In einer im dritten Obergeschoss eines Hauses in Neukölln gelegenen Wohnung kam es in den Jahren 2010 und 2012 zu erheblichen Schäden an Decken und Wänden durch Wassereinbrüche sowie infolge von Bauarbeiten an Rohrleitungen. Darüber hinaus war die Klingel- und Gegensprechanlage defekt. Der Vermieter beseitigte trotz Kenntnis die Mängel nicht. Die Mieter minderten nach entsprechender Ankündigung die Miete, zuletzt um 30%. Mit Schreiben vom 30. März 2015 kündigte der Vermieter das Mietverhältnis wegen angeblicher Zahlungsrückstände, im September 2015 verklagte er die Mieter auf Räumung der Wohnung und Zahlung rückständiger Mieten in Höhe von 3.293,64 Euro für den Zeitraum von Januar 2014 bis September 2015. Er behauptete unter anderem, die Mieter hätten die Beseitigung der Mängel durch Verweigerung des Zutritts zur Wohnung vereitelt. Das Amtsgericht wies die Räumungsklage und weitgehend auch die Zahlungs-klage ab. Da der Vermieter die behauptete Vereitelung der Mängelbeseitigung nicht beweisen konnte, ging das Gericht von einer Minderungsquote wegen der diversen Wasserschäden von 20% und wegen der defekten Klingel- und Gegensprechanlage von 5% aus. Hinsichtlich der Differenz von 5% zur tatsächlich durchgeführten Minderung von 30% verurteilte das Gericht die Mieter zur Zahlung von 553,14 Euro. Obwohl dieser Betrag eine Monatsmiete (die 552,00 Euro betrug) überstieg, hielt das Amtsgericht eine Kündigung nicht für gerechtfertigt. Bei Gesamtwürdigung der Umstände sei insoweit nicht von einer schuldhaften Pflichtverletzung der Mieter, welche eine Kündigung rechtfertigen könnte, auszugehen. Die Minderung sei weitgehend zu Recht erfolgt, die relativ geringe Differenz zwischen der durchgeführten Mietkürzung um 30% und der berechtigten Minderung um 25% liege „innerhalb der Grenzen, die ein Mieter im Allgemeinen auch bei rechtskundiger Beratung bei der Bemessung der angemessenen Mietminderung nicht vollständig sicher beurteilen kann“ . Dies gelte hier umso mehr, da die Mängel eindeutig aus dem Verantwortungsbereich des Vermieters stammten und jahrelang nicht beseitigt wurden.
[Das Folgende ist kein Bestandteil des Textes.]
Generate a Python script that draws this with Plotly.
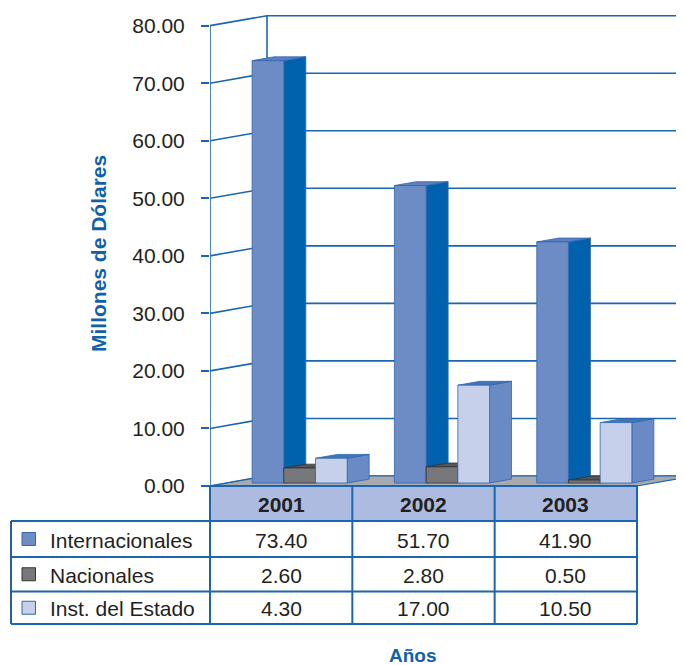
import plotly.graph_objects as go

# ---------------- data ----------------
years = ["2001", "2002", "2003"]
series_names = ["Internacionales", "Nacionales", "Inst. del Estado"]
internacionales = [73.40, 51.70, 41.90]
nacionales = [2.60, 2.80, 0.50]
inst_estado = [4.30, 17.00, 10.50]
y_ticks = [0, 10, 20, 30, 40, 50, 60, 70, 80]
y_title = "Millones de Dólares"
x_title = "Años"

series_values = [internacionales, nacionales, inst_estado]

# ---------------- styling / geometry ----------------
OFF = 8                      # page body margin of the html page
SCREEN_W, SCREEN_H = 684, 665
W, H = SCREEN_W - OFF, SCREEN_H - OFF

X0_S = 210.0         # screen x of the front value axis
CAT_PX = 142.33      # pixel width of one category
Y0_S = 486.0         # screen y of value 0 (front plane)
PX_PER_UNIT = 5.754  # pixels per value unit

X0 = X0_S - OFF
Y0 = Y0_S - OFF
XMAX = (W - X0) / CAT_PX
YMIN = -(H - Y0) / PX_PER_UNIT
YMAX = Y0 / PX_PER_UNIT

DX = 57.0 / CAT_PX       # full depth shift in x units
DY = 10.0 / PX_PER_UNIT  # full depth shift in value units
F0, F1 = 0.30, 0.686     # front / back depth fraction of bars
BW = 31.7 / CAT_PX       # bar width
GOFF = 25.0 / CAT_PX     # group left offset

BLUE = "#1a66b2"
TXT = "#231f20"
TITLE_BLUE = "#1060ab"
FONT = "Liberation Sans, Arial, sans-serif"
FS = 21

face_colors = [
    dict(front="#6d8bc5", side="#0061ad", top="#5b7fc0", edge="#2f67b0"),
    dict(front="#77787b", side="#4d4e50", top="#55565a", edge="#333335"),
    dict(front="#c6d0ea", side="#6a8ac6", top="#4274ba", edge="#2f67b0"),
]

fig = go.Figure()


def poly(xs, ys, fill, line, width=1.0):
    fig.add_trace(go.Scatter(
        x=list(xs) + [xs[0]], y=list(ys) + [ys[0]], mode="lines", fill="toself",
        fillcolor=fill, line=dict(color=line, width=width),
        hoverinfo="skip", showlegend=False))


def line(xs, ys, color=BLUE, width=1.6):
    fig.add_trace(go.Scatter(x=xs, y=ys, mode="lines",
                             line=dict(color=color, width=width),
                             hoverinfo="skip", showlegend=False))


# back wall grid + front axis
line([0, 0], [0, y_ticks[-1]])
line([DX, DX], [DY, y_ticks[-1] + DY])
for v in y_ticks:
    line([0, DX, XMAX + 0.1], [v, v + DY, v + DY])

# floor
n = len(years)
poly([0, n, n + DX, DX], [0, 0, DY, DY], "#a7a9ac", BLUE, 1.2)

# 3D bars
sdx = (F1 - F0) * DX
sdy = (F1 - F0) * DY
for k in range(n):
    for j, vals in enumerate(series_values):
        v = vals[k]
        c = face_colors[j]
        xl = k + GOFF + j * BW + F0 * DX
        xr = xl + BW
        b = F0 * DY
        t = v + F0 * DY
        poly([xr, xr + sdx, xr + sdx, xr], [b, b + sdy, t + sdy, t], c["side"], c["edge"], 0.8)
        poly([xl, xr, xr + sdx, xl + sdx], [t, t, t + sdy, t + sdy], c["top"], c["edge"], 0.8)
        poly([xl, xr, xr, xl], [b, b, t, t], c["front"], c["edge"], 0.8)


# ---------------- table (layout shapes + text) ----------------
def px(xs):
    return (xs - OFF) / W


def py(ys):
    return 1 - (ys - OFF) / H


col_s = [X0_S + i * CAT_PX for i in range(n + 1)]
LEFT_S = 11
head_top, head_bot = 486, 521
row_edges = [521, 557, 591.5, 624]

shapes = []
shapes.append(dict(type="rect", xref="paper", yref="paper",
                   x0=px(col_s[0]), x1=px(col_s[-1]), y0=py(head_bot), y1=py(head_top),
                   fillcolor="#adbbe0", line=dict(color=BLUE, width=2), layer="above"))
for yy in row_edges:
    shapes.append(dict(type="line", xref="paper", yref="paper",
                       x0=px(LEFT_S), x1=px(col_s[-1]), y0=py(yy), y1=py(yy),
                       line=dict(color=BLUE, width=2)))
shapes.append(dict(type="line", xref="paper", yref="paper",
                   x0=px(LEFT_S), x1=px(LEFT_S), y0=py(row_edges[0]), y1=py(row_edges[-1]),
                   line=dict(color="#2b5b9c", width=2)))
for cx in col_s:
    shapes.append(dict(type="line", xref="paper", yref="paper",
                       x0=px(cx), x1=px(cx), y0=py(head_top), y1=py(row_edges[-1]),
                       line=dict(color=BLUE, width=2)))

annotations = []
for k, yr in enumerate(years):
    annotations.append(dict(xref="paper", yref="paper",
                            x=px((col_s[k] + col_s[k + 1]) / 2), y=py((head_top + head_bot) / 2 + 1),
                            xanchor="center", yanchor="middle",
                            text="<b>%s</b>" % yr, showarrow=False,
                            font=dict(family=FONT, size=FS, color=TXT)))

for j, name in enumerate(series_names):
    yc = (row_edges[j] + row_edges[j + 1]) / 2
    shapes.append(dict(type="rect", xref="paper", yref="paper",
                       x0=px(22), x1=px(35.5), y0=py(yc + 6.5), y1=py(yc - 6.5),
                       fillcolor=face_colors[j]["front"],
                       line=dict(color=face_colors[j]["edge"], width=1)))
    annotations.append(dict(xref="paper", yref="paper", x=px(48), y=py(yc + 1),
                            xanchor="left", yanchor="middle", text=name, showarrow=False,
                            font=dict(family=FONT, size=FS, color=TXT)))
    for k in range(n):
        annotations.append(dict(xref="paper", yref="paper",
                                x=px((col_s[k] + col_s[k + 1]) / 2), y=py(yc + 1),
                                xanchor="center", yanchor="middle",
                                text="%.2f" % series_values[j][k], showarrow=False,
                                font=dict(family=FONT, size=FS, color=TXT)))

annotations.append(dict(xref="paper", yref="paper", x=px(98), y=py(254),
                        xanchor="center", yanchor="middle",
                        text="<b>%s</b>" % y_title, textangle=-90, showarrow=False,
                        font=dict(family=FONT, size=FS, color=TITLE_BLUE)))
annotations.append(dict(xref="paper", yref="paper", x=px(413), y=py(655),
                        xanchor="center", yanchor="middle",
                        text="<b>%s</b>" % x_title, showarrow=False,
                        font=dict(family=FONT, size=19, color=TITLE_BLUE)))

fig.update_layout(
    width=W, height=H,
    margin=dict(l=0, r=0, t=0, b=0),
    paper_bgcolor="white", plot_bgcolor="white",
    xaxis=dict(domain=[X0 / W, 1], range=[0, XMAX], visible=False, fixedrange=True),
    yaxis=dict(domain=[0, 1], range=[YMIN, YMAX], showgrid=False, zeroline=False,
               showline=False, tickvals=y_ticks, tickformat=".2f",
               ticks="outside", ticklen=8, tickwidth=1.6, tickcolor=BLUE,
               ticklabelstandoff=12,
               tickfont=dict(family=FONT, size=FS, color=TXT), fixedrange=True),
    shapes=shapes, annotations=annotations,
)

fig.write_html("out.html")
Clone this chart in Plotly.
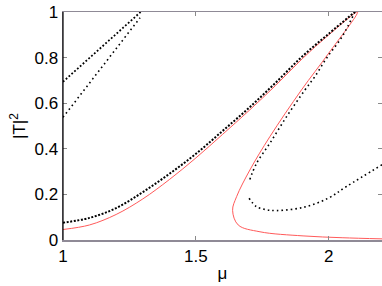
import plotly.graph_objects as go

# Red curve (fold): upper branch, then middle and lower branches
red_mu = [1.0, 1.1, 1.2, 1.3, 1.4, 1.5, 1.6, 1.7, 1.8, 1.9, 2.0, 2.108,
          2.0, 1.897, 1.778, 1.703, 1.653, 1.638, 1.659, 1.741, 1.903, 2.05, 2.2]
red_T = [0.046, 0.066, 0.112, 0.180, 0.265, 0.360, 0.463, 0.568, 0.678, 0.795, 0.900, 1.0,
         0.82, 0.658, 0.453, 0.307, 0.190, 0.130, 0.066, 0.036, 0.018, 0.010, 0.005]

# Black dotted: main branch
main_mu = [1.0, 1.1, 1.2, 1.3, 1.4, 1.5, 1.6, 1.7, 1.8, 1.9, 2.0, 2.098]
main_T = [0.076, 0.097, 0.140, 0.210, 0.290, 0.378, 0.478, 0.580, 0.690, 0.805, 0.905, 1.0]

# Black dotted: second branch (returning from top)
b2_mu = [2.098, 2.05, 1.991, 1.947, 1.910, 1.841, 1.778, 1.728, 1.700]
b2_T = [1.0, 0.892, 0.797, 0.716, 0.658, 0.541, 0.424, 0.336, 0.256]

# Black dotted: third branch (lower)
b3_mu = [1.700, 1.728, 1.765, 1.803, 1.903, 1.997, 2.067, 2.2]
b3_T = [0.183, 0.146, 0.133, 0.129, 0.143, 0.183, 0.235, 0.330]

# Black dotted: top-left lines
tl1_mu = [1.0, 1.292]
tl1_T = [0.694, 1.0]
tl2_mu = [1.0, 1.29]
tl2_T = [0.538, 0.975]

x_ticks = [1, 1.5, 2]
x_labels = ["1", "1.5", "2"]
y_ticks = [0, 0.2, 0.4, 0.6, 0.8, 1]
y_labels = ["0", "0.2", "0.4", "0.6", "0.8", "1"]

fig = go.Figure()
fig.add_trace(go.Scatter(x=red_mu, y=red_T, mode="lines",
                         line=dict(color="#ff5a5a", width=1, shape="spline")))
fig.add_trace(go.Scatter(x=main_mu, y=main_T, mode="lines",
                         line=dict(color="black", width=2, dash="2px,1.6px", shape="spline")))
fig.add_trace(go.Scatter(x=b2_mu, y=b2_T, mode="lines",
                         line=dict(color="black", width=1.6, dash="1.6px,3.2px", shape="spline")))
fig.add_trace(go.Scatter(x=b3_mu, y=b3_T, mode="lines",
                         line=dict(color="black", width=1.6, dash="1.6px,3px", shape="spline")))
fig.add_trace(go.Scatter(x=tl1_mu, y=tl1_T, mode="lines",
                         line=dict(color="black", width=1.8, dash="1.8px,2px")))
fig.add_trace(go.Scatter(x=tl2_mu, y=tl2_T, mode="lines",
                         line=dict(color="black", width=1.6, dash="1.6px,3.2px")))

font = dict(family="Liberation Sans, Arial, sans-serif", size=17, color="black")
fig.update_layout(
    width=382, height=286,
    margin=dict(l=63, r=0, t=12, b=46, autoexpand=False),
    paper_bgcolor="white", plot_bgcolor="white",
    showlegend=False, font=font,
    xaxis=dict(range=[1, 2.2], tickvals=x_ticks, ticktext=x_labels, automargin=False,
               showgrid=False, zeroline=False, showline=True, linecolor="#8f8a96",
               linewidth=1.5, mirror="ticks", ticks="inside", ticklen=4, tickcolor="#8a8a8a",
               title=dict(text="μ", standoff=2, font=font)),
    yaxis=dict(range=[0, 1], tickvals=y_ticks, ticktext=y_labels, automargin=False,
               showgrid=False, zeroline=False, showline=True, linecolor="#8f8a96",
               linewidth=1.5, mirror="ticks", ticks="inside", ticklen=4, tickcolor="#8a8a8a",
               title=dict(text="|T|<sup>2</sup>", standoff=4, font=font)),
)
# left axis line darker
fig.add_shape(type="line", xref="paper", yref="paper", x0=0, x1=0, y0=0, y1=1,
              line=dict(color="black", width=1.2))

fig.write_html("out.html", config={"displayModeBar": False, "staticPlot": True},
               post_script="document.body.style.margin='0';document.body.style.overflow='hidden';")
Anmerkung: Um derartig „spannende“ Räumungsprozesse zu vermeiden, empfehlen wir dringend, keine Mietkürzungen wegen Mängeln durchzuführen. Sicherer ist es, mit jeder Mängelmeldung gleich mitzuteilen, dass bis zur vollständigen Mängelbeseitigung die Miete gemindert ist und daher alle Zahlungen unter dem Vorbehalt der Rückforderung erfolgen. Sollte der Vermieter auf eine Fristsetzung zur Mängelbeseitigung nicht angemessen reagieren, sollte der Anspruch auf Mängelbeseitigung eingeklagt werden. Gleichzeitig kann die überzahlte Miete in Höhe des angemessenen Minderungsbetrags zurückgefordert werden.